EXERCISE OBJECTIVE —
Retype only the lines from the one containing "Output the Python" through the one containing "plt.rcParams['font.family'] = ['Noto", both included, word for word. Pictures stay out of the copy.

WORKING DATA —
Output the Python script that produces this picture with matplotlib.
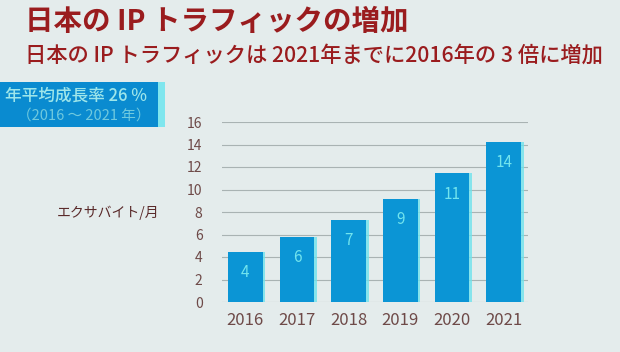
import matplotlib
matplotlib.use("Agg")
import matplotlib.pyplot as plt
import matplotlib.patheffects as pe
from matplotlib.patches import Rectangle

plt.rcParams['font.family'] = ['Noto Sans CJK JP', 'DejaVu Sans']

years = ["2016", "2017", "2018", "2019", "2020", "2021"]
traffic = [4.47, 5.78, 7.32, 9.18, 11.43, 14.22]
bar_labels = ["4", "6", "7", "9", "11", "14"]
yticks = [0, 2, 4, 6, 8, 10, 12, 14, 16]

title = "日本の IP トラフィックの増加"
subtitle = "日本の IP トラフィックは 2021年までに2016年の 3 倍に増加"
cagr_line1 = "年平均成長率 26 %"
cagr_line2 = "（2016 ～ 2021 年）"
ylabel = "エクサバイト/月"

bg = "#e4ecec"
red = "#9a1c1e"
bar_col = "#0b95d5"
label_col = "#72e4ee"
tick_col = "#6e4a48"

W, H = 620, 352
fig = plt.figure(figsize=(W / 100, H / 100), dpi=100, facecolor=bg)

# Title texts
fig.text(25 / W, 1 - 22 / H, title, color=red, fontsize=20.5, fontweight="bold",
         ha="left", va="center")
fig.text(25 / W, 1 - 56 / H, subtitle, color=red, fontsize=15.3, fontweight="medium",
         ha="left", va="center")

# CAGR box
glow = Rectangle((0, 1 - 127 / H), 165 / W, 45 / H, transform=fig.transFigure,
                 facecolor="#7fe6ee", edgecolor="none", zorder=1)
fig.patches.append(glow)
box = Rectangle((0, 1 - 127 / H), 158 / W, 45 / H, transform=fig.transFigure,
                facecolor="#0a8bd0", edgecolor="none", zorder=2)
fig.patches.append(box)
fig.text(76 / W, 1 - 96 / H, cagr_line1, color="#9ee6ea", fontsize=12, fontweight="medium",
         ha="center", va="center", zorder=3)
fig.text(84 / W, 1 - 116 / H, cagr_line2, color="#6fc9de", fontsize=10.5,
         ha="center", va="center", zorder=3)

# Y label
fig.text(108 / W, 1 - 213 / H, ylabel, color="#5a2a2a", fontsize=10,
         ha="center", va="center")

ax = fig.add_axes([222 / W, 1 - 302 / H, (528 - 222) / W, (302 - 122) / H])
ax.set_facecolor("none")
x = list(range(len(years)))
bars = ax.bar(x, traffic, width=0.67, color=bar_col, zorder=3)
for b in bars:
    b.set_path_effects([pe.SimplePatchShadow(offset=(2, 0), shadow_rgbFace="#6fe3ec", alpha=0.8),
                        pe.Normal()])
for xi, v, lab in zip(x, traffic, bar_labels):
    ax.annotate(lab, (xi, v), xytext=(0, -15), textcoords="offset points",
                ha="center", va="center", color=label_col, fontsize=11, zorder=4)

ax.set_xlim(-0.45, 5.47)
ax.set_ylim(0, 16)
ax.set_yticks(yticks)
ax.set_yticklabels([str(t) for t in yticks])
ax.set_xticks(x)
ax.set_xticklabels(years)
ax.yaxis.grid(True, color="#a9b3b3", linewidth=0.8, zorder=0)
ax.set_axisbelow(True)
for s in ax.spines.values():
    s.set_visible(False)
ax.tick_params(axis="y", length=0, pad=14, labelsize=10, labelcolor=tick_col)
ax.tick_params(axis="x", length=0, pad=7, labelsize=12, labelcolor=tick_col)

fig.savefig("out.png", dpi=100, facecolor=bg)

--

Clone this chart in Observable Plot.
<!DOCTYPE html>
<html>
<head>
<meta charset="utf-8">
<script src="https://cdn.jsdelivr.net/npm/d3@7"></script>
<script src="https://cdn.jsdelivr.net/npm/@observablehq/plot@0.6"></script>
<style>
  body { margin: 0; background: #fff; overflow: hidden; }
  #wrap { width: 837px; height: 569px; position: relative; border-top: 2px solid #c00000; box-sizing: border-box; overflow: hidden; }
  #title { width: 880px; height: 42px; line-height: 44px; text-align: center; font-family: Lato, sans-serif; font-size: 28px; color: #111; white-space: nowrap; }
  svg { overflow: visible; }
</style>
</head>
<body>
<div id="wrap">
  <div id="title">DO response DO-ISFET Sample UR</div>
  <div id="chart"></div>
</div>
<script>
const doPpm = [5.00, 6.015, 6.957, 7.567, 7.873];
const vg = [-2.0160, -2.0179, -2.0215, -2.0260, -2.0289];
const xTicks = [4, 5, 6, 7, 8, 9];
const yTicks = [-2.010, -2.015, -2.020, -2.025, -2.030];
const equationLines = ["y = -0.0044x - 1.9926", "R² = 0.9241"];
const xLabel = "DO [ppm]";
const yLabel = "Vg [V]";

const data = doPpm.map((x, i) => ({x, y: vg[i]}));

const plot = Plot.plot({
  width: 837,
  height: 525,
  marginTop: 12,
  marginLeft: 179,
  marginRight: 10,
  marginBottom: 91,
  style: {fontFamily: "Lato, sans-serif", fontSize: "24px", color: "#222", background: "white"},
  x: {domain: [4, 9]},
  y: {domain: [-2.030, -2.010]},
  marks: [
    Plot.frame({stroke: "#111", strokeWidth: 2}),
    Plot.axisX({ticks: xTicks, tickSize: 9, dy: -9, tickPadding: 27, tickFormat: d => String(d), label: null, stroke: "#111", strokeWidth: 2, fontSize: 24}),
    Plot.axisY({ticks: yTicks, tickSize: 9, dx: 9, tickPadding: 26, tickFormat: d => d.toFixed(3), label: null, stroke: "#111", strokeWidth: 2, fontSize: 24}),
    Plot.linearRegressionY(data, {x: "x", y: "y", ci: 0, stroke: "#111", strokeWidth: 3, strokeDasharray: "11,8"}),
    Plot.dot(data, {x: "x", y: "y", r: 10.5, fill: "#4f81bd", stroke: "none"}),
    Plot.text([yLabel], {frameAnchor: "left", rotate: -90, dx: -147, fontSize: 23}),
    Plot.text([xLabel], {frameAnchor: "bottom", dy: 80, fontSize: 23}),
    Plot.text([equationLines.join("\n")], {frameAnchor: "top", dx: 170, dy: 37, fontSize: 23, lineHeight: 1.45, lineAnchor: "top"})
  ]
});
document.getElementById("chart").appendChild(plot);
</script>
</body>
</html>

SOLUTION TO THIS EXERCISE —
Output the Python script that produces this picture with matplotlib.
import matplotlib
matplotlib.use("Agg")
import matplotlib.pyplot as plt
import matplotlib.patheffects as pe
from matplotlib.patches import Rectangle

plt.rcParams['font.family'] = ['Noto Sans CJK JP', 'DejaVu Sans']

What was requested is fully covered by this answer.